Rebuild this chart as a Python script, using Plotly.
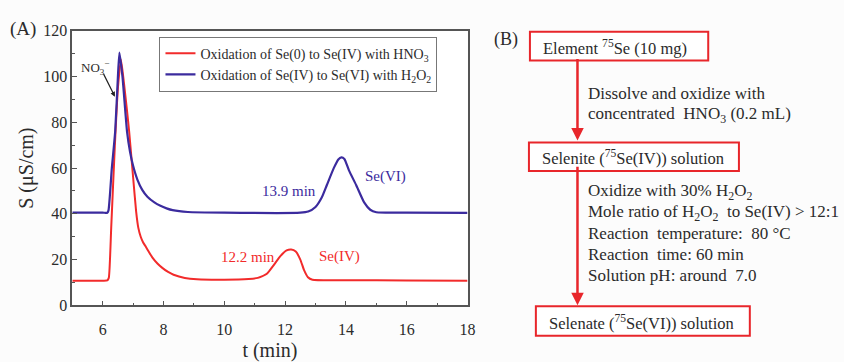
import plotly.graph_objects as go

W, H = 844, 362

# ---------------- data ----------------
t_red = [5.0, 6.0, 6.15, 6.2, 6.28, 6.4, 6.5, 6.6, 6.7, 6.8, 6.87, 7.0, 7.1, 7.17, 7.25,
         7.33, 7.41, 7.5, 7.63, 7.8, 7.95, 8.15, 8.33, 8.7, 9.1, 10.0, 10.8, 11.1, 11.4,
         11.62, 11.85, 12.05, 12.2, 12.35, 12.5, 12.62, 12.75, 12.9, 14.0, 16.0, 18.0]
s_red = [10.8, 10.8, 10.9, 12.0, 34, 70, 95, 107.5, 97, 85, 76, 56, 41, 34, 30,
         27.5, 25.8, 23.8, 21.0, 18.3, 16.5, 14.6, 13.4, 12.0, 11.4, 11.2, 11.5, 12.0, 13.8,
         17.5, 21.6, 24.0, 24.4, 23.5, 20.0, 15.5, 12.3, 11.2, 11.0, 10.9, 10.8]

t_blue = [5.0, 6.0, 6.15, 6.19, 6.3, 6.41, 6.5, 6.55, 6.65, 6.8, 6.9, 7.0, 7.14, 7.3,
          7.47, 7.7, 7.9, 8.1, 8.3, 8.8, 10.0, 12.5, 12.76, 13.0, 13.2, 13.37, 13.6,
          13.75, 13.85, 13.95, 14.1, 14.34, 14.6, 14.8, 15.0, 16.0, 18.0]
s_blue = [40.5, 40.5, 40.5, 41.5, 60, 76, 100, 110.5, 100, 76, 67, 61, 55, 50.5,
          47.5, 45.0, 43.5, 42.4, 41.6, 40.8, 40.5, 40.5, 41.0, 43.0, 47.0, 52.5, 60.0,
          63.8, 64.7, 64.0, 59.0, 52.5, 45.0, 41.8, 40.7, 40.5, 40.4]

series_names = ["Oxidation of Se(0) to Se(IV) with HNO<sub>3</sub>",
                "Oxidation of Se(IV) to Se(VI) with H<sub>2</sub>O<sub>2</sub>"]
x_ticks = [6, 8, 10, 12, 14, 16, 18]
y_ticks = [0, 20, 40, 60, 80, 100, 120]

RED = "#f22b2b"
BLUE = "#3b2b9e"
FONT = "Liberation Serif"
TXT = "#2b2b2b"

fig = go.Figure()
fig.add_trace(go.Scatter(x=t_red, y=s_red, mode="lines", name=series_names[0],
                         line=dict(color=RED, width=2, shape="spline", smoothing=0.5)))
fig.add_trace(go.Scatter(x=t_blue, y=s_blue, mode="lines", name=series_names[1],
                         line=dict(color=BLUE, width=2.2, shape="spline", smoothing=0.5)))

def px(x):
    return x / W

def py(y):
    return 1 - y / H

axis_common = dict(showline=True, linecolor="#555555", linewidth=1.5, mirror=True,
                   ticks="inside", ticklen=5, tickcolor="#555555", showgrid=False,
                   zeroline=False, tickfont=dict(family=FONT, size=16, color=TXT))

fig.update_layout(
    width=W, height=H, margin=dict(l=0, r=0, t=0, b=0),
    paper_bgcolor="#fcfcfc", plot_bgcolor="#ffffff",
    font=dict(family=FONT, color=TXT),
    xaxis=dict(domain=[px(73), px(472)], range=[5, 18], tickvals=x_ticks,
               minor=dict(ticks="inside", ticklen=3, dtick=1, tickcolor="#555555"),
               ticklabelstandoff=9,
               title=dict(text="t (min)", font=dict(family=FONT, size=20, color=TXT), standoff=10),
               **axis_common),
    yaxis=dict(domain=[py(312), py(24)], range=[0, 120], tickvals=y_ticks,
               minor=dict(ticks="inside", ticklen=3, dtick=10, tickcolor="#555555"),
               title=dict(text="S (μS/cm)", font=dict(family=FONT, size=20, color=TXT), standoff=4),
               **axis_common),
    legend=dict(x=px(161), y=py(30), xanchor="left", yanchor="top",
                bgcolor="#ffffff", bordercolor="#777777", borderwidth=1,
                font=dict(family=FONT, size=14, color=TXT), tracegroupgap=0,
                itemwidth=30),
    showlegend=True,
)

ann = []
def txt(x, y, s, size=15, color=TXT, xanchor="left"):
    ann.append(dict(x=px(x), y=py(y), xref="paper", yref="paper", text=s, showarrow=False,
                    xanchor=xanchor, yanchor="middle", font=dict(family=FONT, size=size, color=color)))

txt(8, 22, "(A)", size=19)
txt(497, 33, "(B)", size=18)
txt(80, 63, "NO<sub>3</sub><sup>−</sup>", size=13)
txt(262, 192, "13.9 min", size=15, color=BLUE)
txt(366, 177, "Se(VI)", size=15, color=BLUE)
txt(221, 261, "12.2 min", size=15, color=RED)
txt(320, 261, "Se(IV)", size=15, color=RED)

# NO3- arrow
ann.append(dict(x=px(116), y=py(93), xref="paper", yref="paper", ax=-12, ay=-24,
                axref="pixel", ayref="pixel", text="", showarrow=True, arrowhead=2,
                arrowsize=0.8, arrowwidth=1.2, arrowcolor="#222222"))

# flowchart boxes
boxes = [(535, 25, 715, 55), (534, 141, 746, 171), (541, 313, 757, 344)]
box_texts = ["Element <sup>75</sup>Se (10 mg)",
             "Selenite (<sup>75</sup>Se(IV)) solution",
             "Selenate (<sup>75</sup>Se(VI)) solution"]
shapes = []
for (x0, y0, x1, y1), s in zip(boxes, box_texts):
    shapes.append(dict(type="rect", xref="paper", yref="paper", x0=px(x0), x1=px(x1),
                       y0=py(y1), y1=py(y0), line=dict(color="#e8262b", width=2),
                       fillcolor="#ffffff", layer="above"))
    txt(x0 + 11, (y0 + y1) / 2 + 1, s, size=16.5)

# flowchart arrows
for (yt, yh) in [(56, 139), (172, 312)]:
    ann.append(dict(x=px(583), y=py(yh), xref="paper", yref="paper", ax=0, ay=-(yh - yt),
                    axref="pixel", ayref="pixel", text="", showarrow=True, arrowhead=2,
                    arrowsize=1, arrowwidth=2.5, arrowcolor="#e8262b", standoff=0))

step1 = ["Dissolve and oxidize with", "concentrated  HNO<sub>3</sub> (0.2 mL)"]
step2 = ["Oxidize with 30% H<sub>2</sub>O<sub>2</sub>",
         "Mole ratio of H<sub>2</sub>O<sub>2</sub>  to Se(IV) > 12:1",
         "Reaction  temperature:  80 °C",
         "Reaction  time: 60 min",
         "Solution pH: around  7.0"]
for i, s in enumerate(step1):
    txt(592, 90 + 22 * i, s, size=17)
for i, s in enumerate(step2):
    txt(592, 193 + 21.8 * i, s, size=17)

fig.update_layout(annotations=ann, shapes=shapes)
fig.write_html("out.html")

* * * * * * *

Quote, exactly and only, the lines from the first line of the data above through the line containing "11.0, 10.9, 10.8]". The pictures do not belong in it.

Rebuild this chart as a Python script, using Plotly.
import plotly.graph_objects as go

W, H = 844, 362

# ---------------- data ----------------
t_red = [5.0, 6.0, 6.15, 6.2, 6.28, 6.4, 6.5, 6.6, 6.7, 6.8, 6.87, 7.0, 7.1, 7.17, 7.25,
         7.33, 7.41, 7.5, 7.63, 7.8, 7.95, 8.15, 8.33, 8.7, 9.1, 10.0, 10.8, 11.1, 11.4,
         11.62, 11.85, 12.05, 12.2, 12.35, 12.5, 12.62, 12.75, 12.9, 14.0, 16.0, 18.0]
s_red = [10.8, 10.8, 10.9, 12.0, 34, 70, 95, 107.5, 97, 85, 76, 56, 41, 34, 30,
         27.5, 25.8, 23.8, 21.0, 18.3, 16.5, 14.6, 13.4, 12.0, 11.4, 11.2, 11.5, 12.0, 13.8,
         17.5, 21.6, 24.0, 24.4, 23.5, 20.0, 15.5, 12.3, 11.2, 11.0, 10.9, 10.8]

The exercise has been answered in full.